Alguns duvidam, outros botam a mão no fogo pela unidade. O difícil, argumentam os críticos, é brotar harmonia entre categorias tão distintas e de interesses divergentes. Nesta segunda-feira (16), acontecerá, às 16h30, a segunda reunião na Comissão de Legislação Participativa da Câmara (CLP), contra a reforma da Previdência (PEC 287/2016). Na primeira, na semana passada (11/01), a casa estava lotada com mais de 80 lideranças do funcionalismo estadual, municipal e federal. Todos aparentemente irmanados por um movimento orquestrado e contundente para conscientizar a sociedade da “inexistência” dos déficits de R$ 1,243 trilhão e R$ 181,2 bilhões, nas aposentadorias de servidores e trabalhadores privados. Um trabalho que “deve” acontecer de forma coordenada, harmônica e profissional, idêntico ao da equipe econômica. De grande sucesso, aliás.
Mas o serviço público, em geral, é “um saco de gatos”, ironizam os analistas de mercado. Dentro de um mesmo órgão, dependendo da classe, eles se engalfinham. Há sérios casos de denúncia de assédio moral, negligência, arbitrariedades, discriminação, racismo, abusos de autoridade, além de arraigado corporativismo, guerra por poder, benefícios e atribuições. Em alguns órgãos, confessou uma funcionária, “o chefe não dá nem bom-dia, trata os subalternos como lixo e vive aos berros”. Se já é praticamente impossível a convivência dentro de um único ministério, não parece inviável agregar os Três Poderes, nas três esferas, onde não raro a disputa por salários parte sempre da premissa de que “mereço mais, porque sou mais importante” – ou mais capacitado para encher os cofres do Tesouro. Como então conciliar? Não é uma resposta fácil.
O que chama a atenção é que antes mesmo de iniciar as tratativas do casamento, o divórcio já parece certo. No mesmo dia em que as 80 lideranças faziam seu desabafo na CLP contra a reforma do governo, “todas as entidades representativas da magistratura, do Ministério Público e as demais relacionadas ao sistema de Justiça do país estiveram reunidas”, em outro lugar de Brasília, com o mesmo objetivo, conforme divulgou a Associação dos Magistrados Brasileiros (AMB): criação de comissões temáticas para estudos sobre a PEC. O presidente da AMB, Jayme de Oliveira, avaliou que o encontro foi produtivo e muito importante para a convergência de propósitos entre as entidades e a sociedade como um todo. “Foram definidas ações nas áreas jurídica, política e de comunicação”, reiterou a nota da AMB.
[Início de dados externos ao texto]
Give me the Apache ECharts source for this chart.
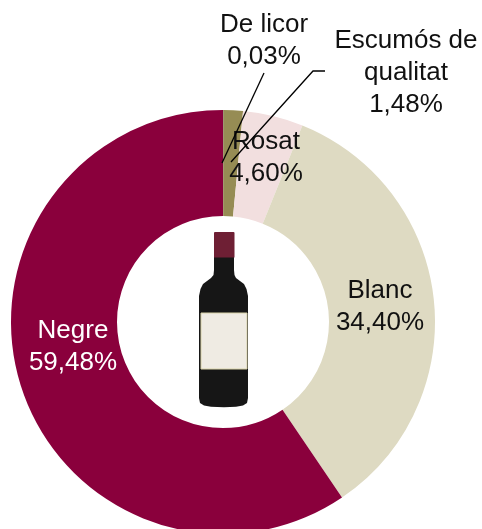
<!DOCTYPE html>
<html><head><meta charset="utf-8">
<style>html,body{margin:0;padding:0;background:#fff}#c{width:482px;height:529px}</style>
<script src="https://cdn.jsdelivr.net/npm/echarts@6/dist/echarts.min.js"></script>
</head><body><div id="c"></div>
<script>
const categories = ['De licor','Escumós de\nqualitat','Rosat','Blanc','Negre'];
const values = [0.03,1.48,4.60,34.40,59.48];
const valueLabels = ['0,03%','1,48%','4,60%','34,40%','59,48%'];
const colors = ['#1f1a10','#968c54','#f2dfdf','#dedac2','#8a003c'];
const textColors = ['#111','#111','#111','#111','#fff'];
const labelAnchors = [[264,41],[406,73],[266,158],[380,307],[73,347]];
const bottleOutline = [[214,257],[234,257],[234,270],[234.5,275],[236,278],[240,281],[244,284],[246.5,289],[248,296],[248,398],[247,403],[243,405.5],[236,406.8],[224,407.3],[211,406.8],[204,405.5],[200,403],[199,398],[199,296],[200.5,289],[203,284],[207,281],[211,278],[213.5,275],[214,270]];

const chart = echarts.init(document.getElementById('c'),null,{renderer:'canvas'});
const blk = '#000';
chart.setOption({
  animation:false,
  backgroundColor:'#fff',
  series:[{
    type:'pie',
    center:[223,322],
    radius:[106,212],
    startAngle:90,
    clockwise:true,
    avoidLabelOverlap:false,
    silent:true,
    z:2,
    data:categories.map((n,i)=>({
      name:n,value:values[i],
      itemStyle:{color:colors[i]},
      label:{color:textColors[i]}
    })),
    label:{
      show:true,position:'inside',
      fontFamily:'Liberation Sans',fontSize:26,lineHeight:32,
      align:'center',verticalAlign:'middle',
      formatter:p=>p.name+'\n'+valueLabels[p.dataIndex]
    },
    labelLine:{show:false},
    labelLayout:p=>({x:labelAnchors[p.dataIndex][0],y:labelAnchors[p.dataIndex][1],align:'center',verticalAlign:'middle'})
  }],
  graphic:[
    {type:'polyline',z:10,shape:{points:[[264,73],[222,163]]},style:{stroke:blk,lineWidth:1.3,fill:null}},
    {type:'polyline',z:10,shape:{points:[[325,71],[313,71],[231,162]]},style:{stroke:blk,lineWidth:1.3,fill:null}},
    {type:'polygon',z:11,shape:{points:bottleOutline},style:{fill:'#161616'}},
    {type:'rect',z:12,shape:{x:214,y:232,width:20.5,height:25.5,r:[1,1,0,0]},style:{fill:'#6e1f34'}},
    {type:'rect',z:12,shape:{x:201,y:313,width:46,height:56},style:{fill:'#efebe3',stroke:'#d8d2a8',lineWidth:1}}
  ]
});
</script></body></html>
Os policiais – por outra ótica, que fique claro – também se articulam para estratégias específicas. No dia 12, as 28 entidades que formam a União dos Policiais do Brasil (UPB) decidiram por um “Dia Nacional em Defesa da Aposentadoria dos Profissionais de Segurança Pública”, em 8 de fevereiro, em frente ao Ministério da Justiça e ao Congresso Nacional, às 13h30. Especificamente para retirar a pedra de seus sapatos: protesto contra o artigo da PEC que retira da Constituição o reconhecimento da atividade de risco nos critérios de concessão de suas aposentadorias. Esperam reunir mais de 5 mil profissionais na capital federal – de Goiânia, Minas Gerais, Mato Grosso, Mato Grosso do Sul, Espírito Santo e Rio de Janeiro. Os demais Estados que não puderem comparecer ao movimento em Brasília farão ações nos aeroportos das capitais.
O tempo é curto. Até o fim de março o presidente da Câmara, Rodrigo Maia (DEM/RJ), quer concluir a votação da reforma da Previdência. Resta torcer para que a deputada Erika Kokai (PT/DF) esteja coberta de razão, quando declarou que “nunca houve uma compreensão tão aguerrida da perversidade” do Executivo como agora. Caso se concretize a conclusão de um manifesto e de uma campanha publicitária única, apontando as contradições da PEC, já vai ser um avanço. “Mesmo assim, nada garante que a harmonia passe a reinar. Afinal, tirar dinheiro daqui ou dali para bancar uma propaganda na mídia não é assim tão complicado. Dinheiro não falta. O nó que não se desata nessa aparente adesão é o do respeito ao outro, da serenidade, do equilíbrio, da sabedoria e da tolerância”, enfatizou um servidor federal.
Como não temos bola de cristal e adivinhar não é nossa especialidade, é esperar para ver.